DATA SHOWN start
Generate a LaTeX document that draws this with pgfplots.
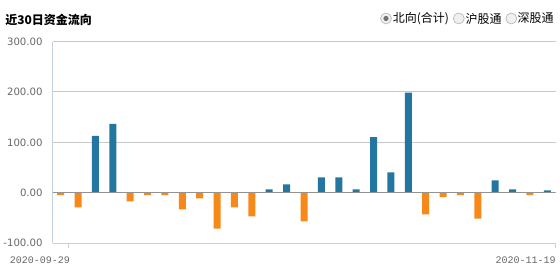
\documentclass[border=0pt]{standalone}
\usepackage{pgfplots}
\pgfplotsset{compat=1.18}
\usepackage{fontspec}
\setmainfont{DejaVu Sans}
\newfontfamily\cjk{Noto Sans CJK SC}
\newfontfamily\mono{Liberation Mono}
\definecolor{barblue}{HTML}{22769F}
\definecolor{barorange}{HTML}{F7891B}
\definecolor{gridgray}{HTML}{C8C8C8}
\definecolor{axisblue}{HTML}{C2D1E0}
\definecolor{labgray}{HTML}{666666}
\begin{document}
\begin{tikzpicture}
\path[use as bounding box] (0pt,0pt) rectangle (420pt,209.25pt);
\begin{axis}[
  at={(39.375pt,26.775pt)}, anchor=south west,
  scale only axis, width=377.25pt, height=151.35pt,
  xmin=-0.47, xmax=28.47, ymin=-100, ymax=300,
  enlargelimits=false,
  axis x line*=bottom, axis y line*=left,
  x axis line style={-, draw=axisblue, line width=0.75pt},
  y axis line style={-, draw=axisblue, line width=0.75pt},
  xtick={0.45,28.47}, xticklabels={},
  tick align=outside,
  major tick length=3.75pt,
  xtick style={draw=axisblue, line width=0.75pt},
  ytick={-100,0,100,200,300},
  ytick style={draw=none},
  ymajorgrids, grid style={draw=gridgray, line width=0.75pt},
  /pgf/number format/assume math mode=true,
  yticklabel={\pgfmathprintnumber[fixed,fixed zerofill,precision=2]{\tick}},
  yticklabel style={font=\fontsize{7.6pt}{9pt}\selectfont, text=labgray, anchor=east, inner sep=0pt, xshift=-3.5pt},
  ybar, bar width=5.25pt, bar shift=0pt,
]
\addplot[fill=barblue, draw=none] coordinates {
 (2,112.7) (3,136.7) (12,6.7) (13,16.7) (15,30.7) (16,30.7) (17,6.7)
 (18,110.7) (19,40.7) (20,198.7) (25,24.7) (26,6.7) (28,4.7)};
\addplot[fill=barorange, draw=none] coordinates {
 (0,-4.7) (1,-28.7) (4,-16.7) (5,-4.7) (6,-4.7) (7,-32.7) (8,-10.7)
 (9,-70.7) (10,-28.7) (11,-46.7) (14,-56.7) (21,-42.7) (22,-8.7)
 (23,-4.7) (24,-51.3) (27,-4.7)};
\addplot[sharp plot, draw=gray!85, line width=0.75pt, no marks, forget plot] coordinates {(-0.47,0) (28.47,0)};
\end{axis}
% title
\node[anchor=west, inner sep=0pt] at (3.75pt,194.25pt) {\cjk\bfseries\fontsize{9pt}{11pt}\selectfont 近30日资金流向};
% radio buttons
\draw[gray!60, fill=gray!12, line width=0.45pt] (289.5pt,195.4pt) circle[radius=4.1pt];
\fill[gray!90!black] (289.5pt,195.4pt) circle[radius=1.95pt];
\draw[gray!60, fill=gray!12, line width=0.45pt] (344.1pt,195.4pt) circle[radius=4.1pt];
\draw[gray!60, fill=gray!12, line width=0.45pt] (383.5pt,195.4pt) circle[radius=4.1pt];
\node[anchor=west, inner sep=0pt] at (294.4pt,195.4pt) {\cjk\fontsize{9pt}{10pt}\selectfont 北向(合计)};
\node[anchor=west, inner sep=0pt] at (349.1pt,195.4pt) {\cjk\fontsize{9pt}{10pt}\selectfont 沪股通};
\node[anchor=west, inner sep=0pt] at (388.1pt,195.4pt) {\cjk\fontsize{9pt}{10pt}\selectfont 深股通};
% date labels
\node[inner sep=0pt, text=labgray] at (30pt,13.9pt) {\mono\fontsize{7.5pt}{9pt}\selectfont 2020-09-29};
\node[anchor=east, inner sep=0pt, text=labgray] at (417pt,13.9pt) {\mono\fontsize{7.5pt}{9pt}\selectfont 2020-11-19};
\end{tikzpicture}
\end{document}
DATA SHOWN end
### WRITTEN PROBLEM:
Omit the pictures and output all of the other material exactly.

### FINAL RESULT:
Generate a LaTeX document that draws this with pgfplots.
\documentclass[border=0pt]{standalone}
\usepackage{pgfplots}
\pgfplotsset{compat=1.18}
\usepackage{fontspec}
\setmainfont{DejaVu Sans}
\newfontfamily\cjk{Noto Sans CJK SC}
\newfontfamily\mono{Liberation Mono}
\definecolor{barblue}{HTML}{22769F}
\definecolor{barorange}{HTML}{F7891B}
\definecolor{gridgray}{HTML}{C8C8C8}
\definecolor{axisblue}{HTML}{C2D1E0}
\definecolor{labgray}{HTML}{666666}
\begin{document}
\begin{tikzpicture}
\path[use as bounding box] (0pt,0pt) rectangle (420pt,209.25pt);
\begin{axis}[
  at={(39.375pt,26.775pt)}, anchor=south west,
  scale only axis, width=377.25pt, height=151.35pt,
  xmin=-0.47, xmax=28.47, ymin=-100, ymax=300,
  enlargelimits=false,
  axis x line*=bottom, axis y line*=left,
  x axis line style={-, draw=axisblue, line width=0.75pt},
  y axis line style={-, draw=axisblue, line width=0.75pt},
  xtick={0.45,28.47}, xticklabels={},
  tick align=outside,
  major tick length=3.75pt,
  xtick style={draw=axisblue, line width=0.75pt},
  ytick={-100,0,100,200,300},
  ytick style={draw=none},
  ymajorgrids, grid style={draw=gridgray, line width=0.75pt},
  /pgf/number format/assume math mode=true,
  yticklabel={\pgfmathprintnumber[fixed,fixed zerofill,precision=2]{\tick}},
  yticklabel style={font=\fontsize{7.6pt}{9pt}\selectfont, text=labgray, anchor=east, inner sep=0pt, xshift=-3.5pt},
  ybar, bar width=5.25pt, bar shift=0pt,
]
\addplot[fill=barblue, draw=none] coordinates {
 (2,112.7) (3,136.7) (12,6.7) (13,16.7) (15,30.7) (16,30.7) (17,6.7)
 (18,110.7) (19,40.7) (20,198.7) (25,24.7) (26,6.7) (28,4.7)};
\addplot[fill=barorange, draw=none] coordinates {
 (0,-4.7) (1,-28.7) (4,-16.7) (5,-4.7) (6,-4.7) (7,-32.7) (8,-10.7)
 (9,-70.7) (10,-28.7) (11,-46.7) (14,-56.7) (21,-42.7) (22,-8.7)
 (23,-4.7) (24,-51.3) (27,-4.7)};
\addplot[sharp plot, draw=gray!85, line width=0.75pt, no marks, forget plot] coordinates {(-0.47,0) (28.47,0)};
\end{axis}
% title
\node[anchor=west, inner sep=0pt] at (3.75pt,194.25pt) {\cjk\bfseries\fontsize{9pt}{11pt}\selectfont 近30日资金流向};
% radio buttons
\draw[gray!60, fill=gray!12, line width=0.45pt] (289.5pt,195.4pt) circle[radius=4.1pt];
\fill[gray!90!black] (289.5pt,195.4pt) circle[radius=1.95pt];
\draw[gray!60, fill=gray!12, line width=0.45pt] (344.1pt,195.4pt) circle[radius=4.1pt];
\draw[gray!60, fill=gray!12, line width=0.45pt] (383.5pt,195.4pt) circle[radius=4.1pt];
\node[anchor=west, inner sep=0pt] at (294.4pt,195.4pt) {\cjk\fontsize{9pt}{10pt}\selectfont 北向(合计)};
\node[anchor=west, inner sep=0pt] at (349.1pt,195.4pt) {\cjk\fontsize{9pt}{10pt}\selectfont 沪股通};
\node[anchor=west, inner sep=0pt] at (388.1pt,195.4pt) {\cjk\fontsize{9pt}{10pt}\selectfont 深股通};
% date labels
\node[inner sep=0pt, text=labgray] at (30pt,13.9pt) {\mono\fontsize{7.5pt}{9pt}\selectfont 2020-09-29};
\node[anchor=east, inner sep=0pt, text=labgray] at (417pt,13.9pt) {\mono\fontsize{7.5pt}{9pt}\selectfont 2020-11-19};
\end{tikzpicture}
\end{document}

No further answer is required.